Older men in New Zealand are ignoring water safety messages, an expert says, urging them to understand they're no longer "bulletproof" 20-year-olds.
Water Safety NZ chief executive Daniel Gerrard is also calling for more roving lifeguards, and a rethink of where Surf Life Saving sets up its patrols.
It comes after Wednesday's tragedy at Opoutere Beach in Coromandel, where six people were pulled from the water, one of them dying.
Gerrard says it "could have been much, much worse" if a group of people including nurses, a doctor and a former lifeguard didn't happen to be on the scene.
"Not the start to the year we wanted to see or hear," he told RNZ's Summer Times on Thursday. "Thoughts go out to the family and that amazing bunch of people on the beach."
A seventh person remains missing, the search ongoing.
Gerrard says the recent bad weather has seen easterly winds push more water than usual onto the East Coast, which then "needs to head back out to sea".
"Similarly with rips - it will just find a bit of softer sand and start to churn out a bit of a channel… It just appears that this group of people overestimated their abilities and underestimated those conditions. It's a tragic outcome."
The incident follows the drowning of a man at a beach in Whangamatā, also on the Coromandel Peninsula, on Tuesday.
Gerrard says 90 per cent of last summer's 93 water fatalities were men, particularly those over 55.
"As you get older, that risk profile is far worse - 55-pluses are the target market for us because they are just not listening."
Last year's toll of 93 was the worst this century, Gerrard said. So far, 2023 is thankfully well off that record-setting pace - which he put down to the bad weather putting most people off hitting the beach.
"One is too many. We just need… to stop and have a little bit of a think before we jump in the water, before we get in the boat."
Hampering the effort to reduce the drowning toll is a lack of lifeguard coverage at the country's beaches.
"Surf Life Saving NZ and their squads and teams right around the country do a wonderful job, but they're only patrolling about two per cent of our coastline," says Gerrard.
"They're very historic places that these patrols have taken place, and I think there's an opportunity to start to look at where populations are starting to grow and what's needed on the beaches in those environments.

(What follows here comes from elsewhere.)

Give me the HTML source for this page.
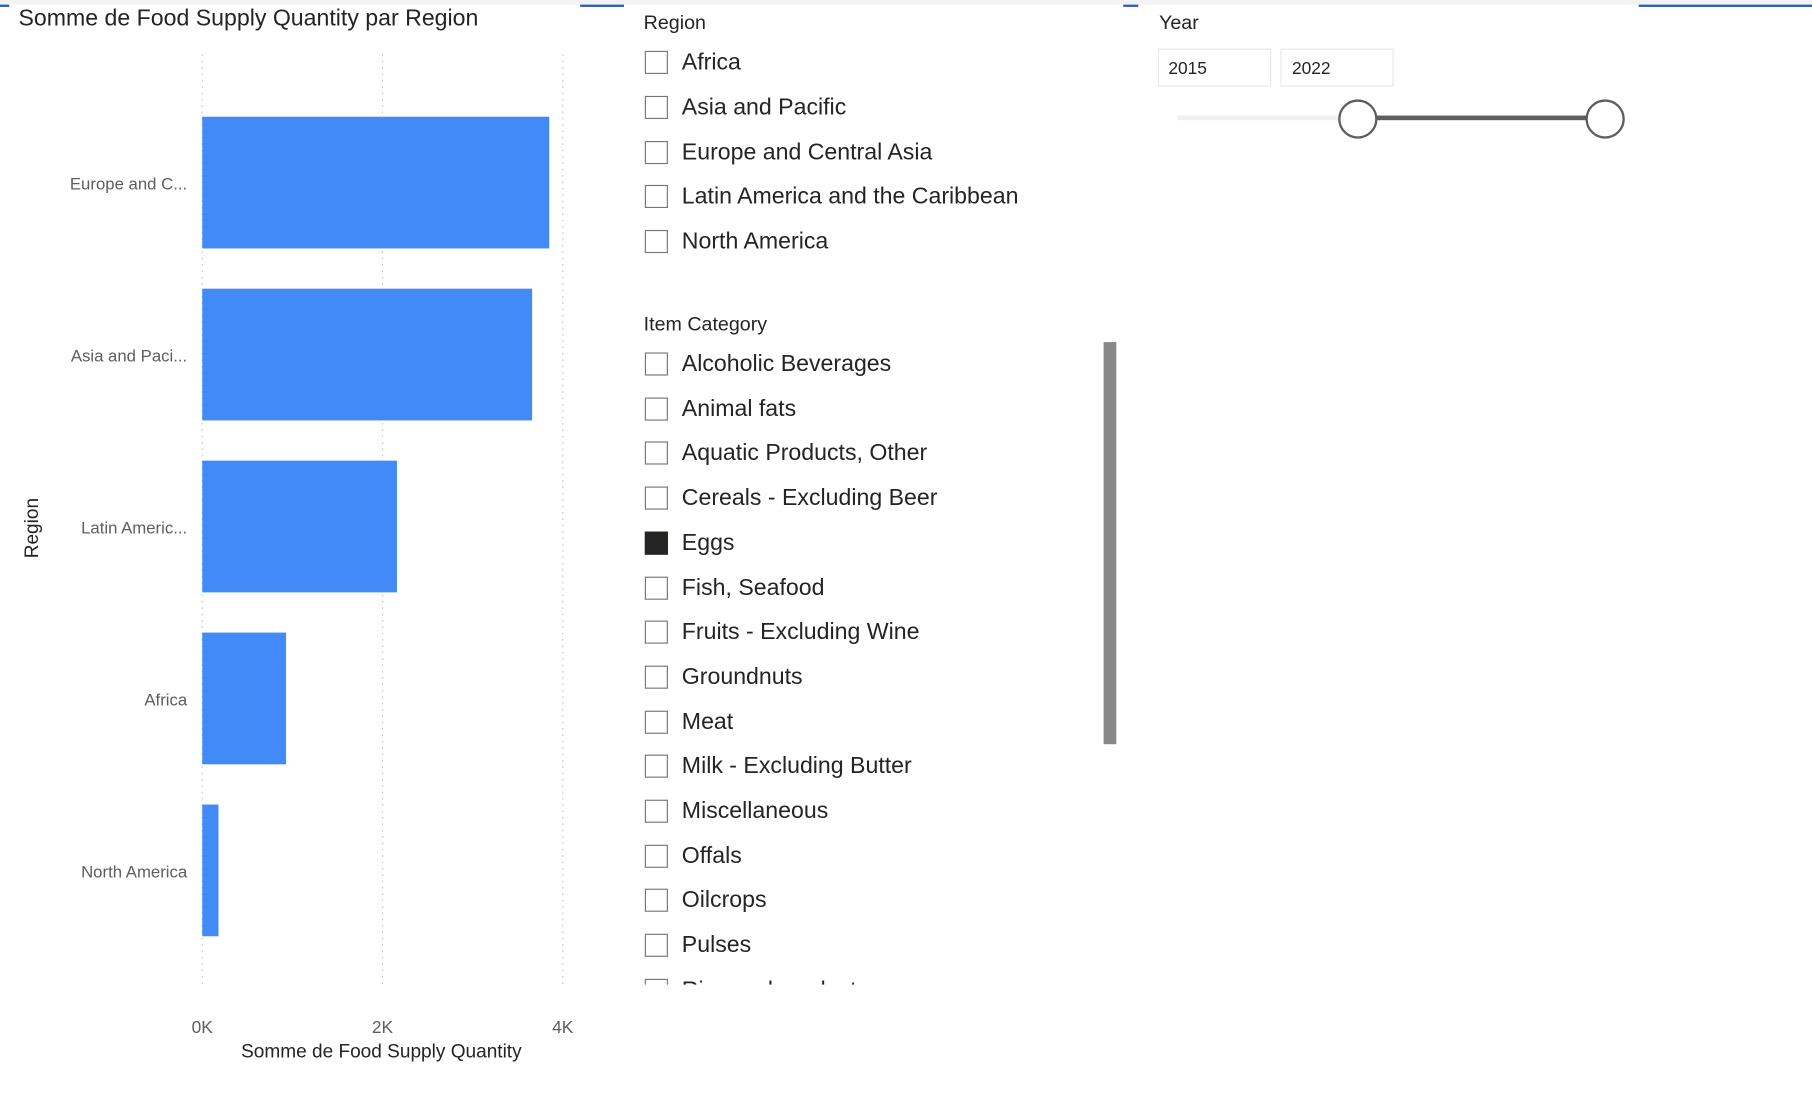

"What are those holiday spots? Where can we put roving patrols, and have patrols set up on those beaches that we know are really, really dangerous but also really really popular?"
Expanding that coverage will come at a cost, he says, and in the meantime there will continue to be incidents where professional assistance is not available.
In those cases, having basic water skills like knowing how to stay afloat are essential, he says.
"We live on an island - it's what we've got to be good at."
Worst-case scenario, he said to "have a look around you - is there something you could take with you to float on, to provide support, so that you don't use up all your energy getting out there to help somebody, and then you've got nothing left in your tank?
"Stop and have a quick look around, make sure that you are calling for help - maybe there are others that could provide a better job? But look, I totally understand where you need to do what you need to do. It's a challenge."